• Do this:
Skip the pictures. Reproduce all other material exactly.

******

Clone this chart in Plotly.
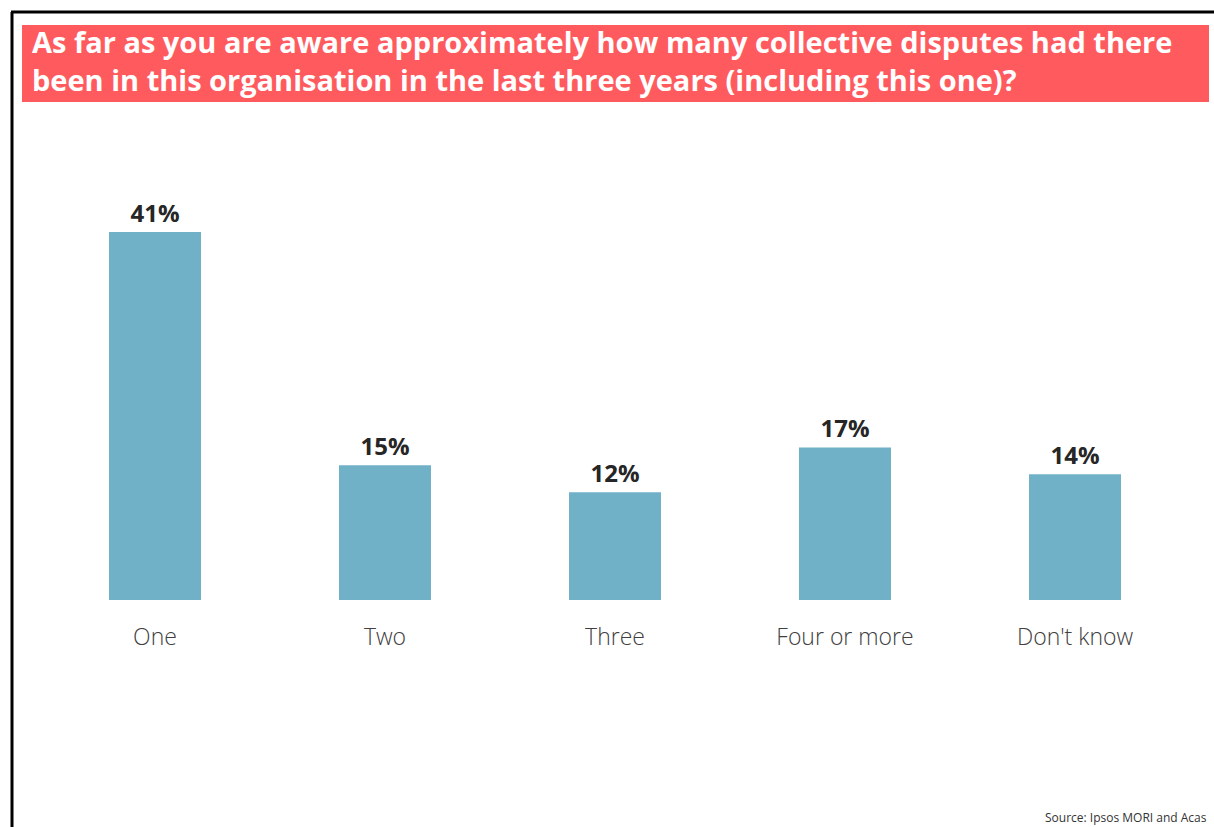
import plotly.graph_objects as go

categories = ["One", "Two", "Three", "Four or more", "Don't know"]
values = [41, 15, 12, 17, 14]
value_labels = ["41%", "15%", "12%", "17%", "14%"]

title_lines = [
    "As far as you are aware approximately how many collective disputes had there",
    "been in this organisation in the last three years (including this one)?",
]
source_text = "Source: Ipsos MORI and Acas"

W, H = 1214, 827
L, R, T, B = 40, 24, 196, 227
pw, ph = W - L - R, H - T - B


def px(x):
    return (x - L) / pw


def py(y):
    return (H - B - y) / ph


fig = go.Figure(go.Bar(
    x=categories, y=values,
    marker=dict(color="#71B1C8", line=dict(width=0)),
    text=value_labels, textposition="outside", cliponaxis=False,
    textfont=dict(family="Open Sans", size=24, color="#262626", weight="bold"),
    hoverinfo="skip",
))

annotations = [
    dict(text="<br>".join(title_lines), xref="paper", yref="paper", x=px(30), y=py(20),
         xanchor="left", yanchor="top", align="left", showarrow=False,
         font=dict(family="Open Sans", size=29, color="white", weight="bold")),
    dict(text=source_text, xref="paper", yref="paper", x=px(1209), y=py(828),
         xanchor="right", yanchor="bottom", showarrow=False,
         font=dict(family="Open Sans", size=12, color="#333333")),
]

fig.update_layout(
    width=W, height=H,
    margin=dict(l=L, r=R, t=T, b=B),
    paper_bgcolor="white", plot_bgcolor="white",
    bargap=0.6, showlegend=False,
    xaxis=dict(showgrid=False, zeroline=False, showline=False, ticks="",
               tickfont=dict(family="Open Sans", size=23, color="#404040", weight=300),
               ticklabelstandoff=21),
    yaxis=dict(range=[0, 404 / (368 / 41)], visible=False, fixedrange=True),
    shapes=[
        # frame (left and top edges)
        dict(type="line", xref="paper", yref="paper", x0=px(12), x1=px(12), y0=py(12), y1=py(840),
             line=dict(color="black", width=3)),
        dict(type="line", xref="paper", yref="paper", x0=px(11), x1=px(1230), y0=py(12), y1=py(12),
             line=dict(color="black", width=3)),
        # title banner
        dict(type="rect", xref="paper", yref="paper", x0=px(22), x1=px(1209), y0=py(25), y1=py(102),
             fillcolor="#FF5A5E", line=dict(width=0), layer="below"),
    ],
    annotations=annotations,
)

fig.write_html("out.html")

******

• Task result:
Clone this chart in Plotly.
import plotly.graph_objects as go

categories = ["One", "Two", "Three", "Four or more", "Don't know"]
values = [41, 15, 12, 17, 14]
value_labels = ["41%", "15%", "12%", "17%", "14%"]

title_lines = [
    "As far as you are aware approximately how many collective disputes had there",
    "been in this organisation in the last three years (including this one)?",
]
source_text = "Source: Ipsos MORI and Acas"

W, H = 1214, 827
L, R, T, B = 40, 24, 196, 227
pw, ph = W - L - R, H - T - B


def px(x):
    return (x - L) / pw


def py(y):
    return (H - B - y) / ph


fig = go.Figure(go.Bar(
    x=categories, y=values,
    marker=dict(color="#71B1C8", line=dict(width=0)),
    text=value_labels, textposition="outside", cliponaxis=False,
    textfont=dict(family="Open Sans", size=24, color="#262626", weight="bold"),
    hoverinfo="skip",
))

annotations = [
    dict(text="<br>".join(title_lines), xref="paper", yref="paper", x=px(30), y=py(20),
         xanchor="left", yanchor="top", align="left", showarrow=False,
         font=dict(family="Open Sans", size=29, color="white", weight="bold")),
    dict(text=source_text, xref="paper", yref="paper", x=px(1209), y=py(828),
         xanchor="right", yanchor="bottom", showarrow=False,
         font=dict(family="Open Sans", size=12, color="#333333")),
]

fig.update_layout(
    width=W, height=H,
    margin=dict(l=L, r=R, t=T, b=B),
    paper_bgcolor="white", plot_bgcolor="white",
    bargap=0.6, showlegend=False,
    xaxis=dict(showgrid=False, zeroline=False, showline=False, ticks="",
               tickfont=dict(family="Open Sans", size=23, color="#404040", weight=300),
               ticklabelstandoff=21),
    yaxis=dict(range=[0, 404 / (368 / 41)], visible=False, fixedrange=True),
    shapes=[
        # frame (left and top edges)
        dict(type="line", xref="paper", yref="paper", x0=px(12), x1=px(12), y0=py(12), y1=py(840),
             line=dict(color="black", width=3)),
        dict(type="line", xref="paper", yref="paper", x0=px(11), x1=px(1230), y0=py(12), y1=py(12),
             line=dict(color="black", width=3)),
        # title banner
        dict(type="rect", xref="paper", yref="paper", x0=px(22), x1=px(1209), y0=py(25), y1=py(102),
             fillcolor="#FF5A5E", line=dict(width=0), layer="below"),
    ],
    annotations=annotations,
)

fig.write_html("out.html")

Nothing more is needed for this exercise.